> WHAT TO DO:
Copy out the whole listing exactly as written, leaving the pictures behind.

> DATA:
— BEGIN —

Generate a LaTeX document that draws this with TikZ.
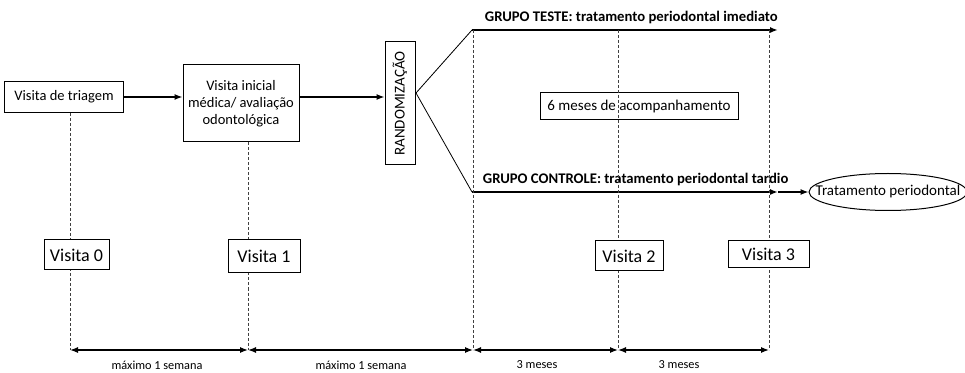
\documentclass[tikz,border=0pt]{standalone}
\usepackage{fontspec}
\setmainfont{Carlito}
\usepackage{tikz}
\usetikzlibrary{positioning,arrows.meta,calc,shapes.geometric}
\tikzset{every picture/.style={>={Latex[length=8pt,width=6pt]},line width=1.3pt}}
\tikzset{visit lines/.style={line width=0.8pt,densely dashed,black!75}}
\tikzset{box/.style={draw,line width=1pt,fill=white,inner sep=1pt,align=center,font=\fontsize{14.5}{17}\selectfont}}
\tikzset{visitbox/.style={draw,line width=1pt,fill=white,inner sep=1pt,font=\fontsize{18}{20}\selectfont}}
\tikzset{group label/.style={font=\bfseries\fontsize{14.7}{17}\selectfont}}
\tikzset{span label/.style={font=\fontsize{12.3}{14}\selectfont}}

\begin{document}
\begin{tikzpicture}[x=1pt,y=1pt]
      \useasboundingbox (0,0) rectangle (965,372);
      % boxes of the first visits
      \node [box,minimum width=119,minimum height=31] (triagem) at (64,275) {Visita de triagem};
      \node [box,minimum width=116,minimum height=77] (inicial) at (241,268.5) {Visita inicial\\médica/ avaliação\\odontológica};
      \node [box,rotate=90,minimum width=123,minimum height=30,font=\fontsize{15}{17}\selectfont] (rand) at (400,268.5) {RANDOMIZAÇÃO};
      \draw[->] (triagem.east) -- (triagem.east -| inicial.west);
      \draw[->] (inicial.east |- triagem.east) -- (rand.north |- triagem.east);
      % the two groups
      \coordinate (fan) at (416,279);
      \coordinate (teste) at (472,342);
      \coordinate (controle) at (472,180);
      \coordinate (v2top) at (618,342);
      \coordinate (v3top) at (769,342);
      \draw[line width=0.8pt] (fan) -- (teste);
      \draw[line width=0.8pt] (fan) -- (controle);
      \draw[->,line width=2.6pt] (teste) -- (778,342) coordinate (testeend);
      \draw[->,line width=2.6pt] (controle) -- (778,180) coordinate (controleend);
      \node [group label,anchor=base west] (testelabel) at (481,350) {GRUPO TESTE: tratamento periodontal imediato};
      \node [group label,anchor=base west] (controlelabel) at (479,188) {GRUPO CONTROLE: tratamento periodontal tardio};
      \node [ellipse,draw,line width=1pt,minimum width=158,minimum height=37,inner xsep=-17pt,inner ysep=0pt,font=\fontsize{15}{17}\selectfont] (tratamento) at (888,180) {Tratamento periodontal};
      \draw[->] (controleend) -- (tratamento.west);
      \node [box,minimum width=198,minimum height=27,font=\fontsize{15}{17}\selectfont] (acomp) at (639,265.5) {6 meses de acompanhamento};
      % time lines
      \coordinate (t0) at (70,22);
      \coordinate (t1) at (248,22);
      \coordinate (t2) at (473,22);
      \coordinate (t3) at (618,22);
      \coordinate (t4) at (769,22);
      \draw [visit lines] (triagem.south -| t0) -- (t0);
      \draw [visit lines] (inicial.south -| t1) -- (t1);
      \draw [visit lines] (teste -| t2) -- (t2);
      \draw [visit lines] (v2top) -- (t3);
      \draw [visit lines] (v3top) -- (t4);
      \node [visitbox,minimum width=65,minimum height=30] (visita0) at (76.5,117) {Visita 0};
      \node [visitbox,minimum width=72,minimum height=33] (visita1) at (264,115.5) {Visita 1};
      \node [visitbox,minimum width=68,minimum height=30] (visita2) at (629,116) {Visita 2};
      \node [visitbox,minimum width=81,minimum height=27] (visita3) at (768.5,117.5) {Visita 3};
      \draw[<->] (t0) -- (t1);
      \draw[<->] (t1) -- (t2);
      \draw[<->] (t2) -- (t3);
      \draw[<->] (t3) -- (t4);
      \node [span label] (span1) at (157,7) {máximo 1 semana};
      \node [span label] (span2) at (361,7) {máximo 1 semana};
      \node [span label] (span3) at (537,7) {3 meses};
      \node [span label] (span4) at (679,7) {3 meses};
    \end{tikzpicture}
\end{document}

— END —

> SOLUTION FOR THIS TASK:
Generate a LaTeX document that draws this with TikZ.
\documentclass[tikz,border=0pt]{standalone}
\usepackage{fontspec}
\setmainfont{Carlito}
\usepackage{tikz}
\usetikzlibrary{positioning,arrows.meta,calc,shapes.geometric}
\tikzset{every picture/.style={>={Latex[length=8pt,width=6pt]},line width=1.3pt}}
\tikzset{visit lines/.style={line width=0.8pt,densely dashed,black!75}}
\tikzset{box/.style={draw,line width=1pt,fill=white,inner sep=1pt,align=center,font=\fontsize{14.5}{17}\selectfont}}
\tikzset{visitbox/.style={draw,line width=1pt,fill=white,inner sep=1pt,font=\fontsize{18}{20}\selectfont}}
\tikzset{group label/.style={font=\bfseries\fontsize{14.7}{17}\selectfont}}
\tikzset{span label/.style={font=\fontsize{12.3}{14}\selectfont}}

\begin{document}
\begin{tikzpicture}[x=1pt,y=1pt]
      \useasboundingbox (0,0) rectangle (965,372);
      % boxes of the first visits
      \node [box,minimum width=119,minimum height=31] (triagem) at (64,275) {Visita de triagem};
      \node [box,minimum width=116,minimum height=77] (inicial) at (241,268.5) {Visita inicial\\médica/ avaliação\\odontológica};
      \node [box,rotate=90,minimum width=123,minimum height=30,font=\fontsize{15}{17}\selectfont] (rand) at (400,268.5) {RANDOMIZAÇÃO};
      \draw[->] (triagem.east) -- (triagem.east -| inicial.west);
      \draw[->] (inicial.east |- triagem.east) -- (rand.north |- triagem.east);
      % the two groups
      \coordinate (fan) at (416,279);
      \coordinate (teste) at (472,342);
      \coordinate (controle) at (472,180);
      \coordinate (v2top) at (618,342);
      \coordinate (v3top) at (769,342);
      \draw[line width=0.8pt] (fan) -- (teste);
      \draw[line width=0.8pt] (fan) -- (controle);
      \draw[->,line width=2.6pt] (teste) -- (778,342) coordinate (testeend);
      \draw[->,line width=2.6pt] (controle) -- (778,180) coordinate (controleend);
      \node [group label,anchor=base west] (testelabel) at (481,350) {GRUPO TESTE: tratamento periodontal imediato};
      \node [group label,anchor=base west] (controlelabel) at (479,188) {GRUPO CONTROLE: tratamento periodontal tardio};
      \node [ellipse,draw,line width=1pt,minimum width=158,minimum height=37,inner xsep=-17pt,inner ysep=0pt,font=\fontsize{15}{17}\selectfont] (tratamento) at (888,180) {Tratamento periodontal};
      \draw[->] (controleend) -- (tratamento.west);
      \node [box,minimum width=198,minimum height=27,font=\fontsize{15}{17}\selectfont] (acomp) at (639,265.5) {6 meses de acompanhamento};
      % time lines
      \coordinate (t0) at (70,22);
      \coordinate (t1) at (248,22);
      \coordinate (t2) at (473,22);
      \coordinate (t3) at (618,22);
      \coordinate (t4) at (769,22);
      \draw [visit lines] (triagem.south -| t0) -- (t0);
      \draw [visit lines] (inicial.south -| t1) -- (t1);
      \draw [visit lines] (teste -| t2) -- (t2);
      \draw [visit lines] (v2top) -- (t3);
      \draw [visit lines] (v3top) -- (t4);
      \node [visitbox,minimum width=65,minimum height=30] (visita0) at (76.5,117) {Visita 0};
      \node [visitbox,minimum width=72,minimum height=33] (visita1) at (264,115.5) {Visita 1};
      \node [visitbox,minimum width=68,minimum height=30] (visita2) at (629,116) {Visita 2};
      \node [visitbox,minimum width=81,minimum height=27] (visita3) at (768.5,117.5) {Visita 3};
      \draw[<->] (t0) -- (t1);
      \draw[<->] (t1) -- (t2);
      \draw[<->] (t2) -- (t3);
      \draw[<->] (t3) -- (t4);
      \node [span label] (span1) at (157,7) {máximo 1 semana};
      \node [span label] (span2) at (361,7) {máximo 1 semana};
      \node [span label] (span3) at (537,7) {3 meses};
      \node [span label] (span4) at (679,7) {3 meses};
    \end{tikzpicture}
\end{document}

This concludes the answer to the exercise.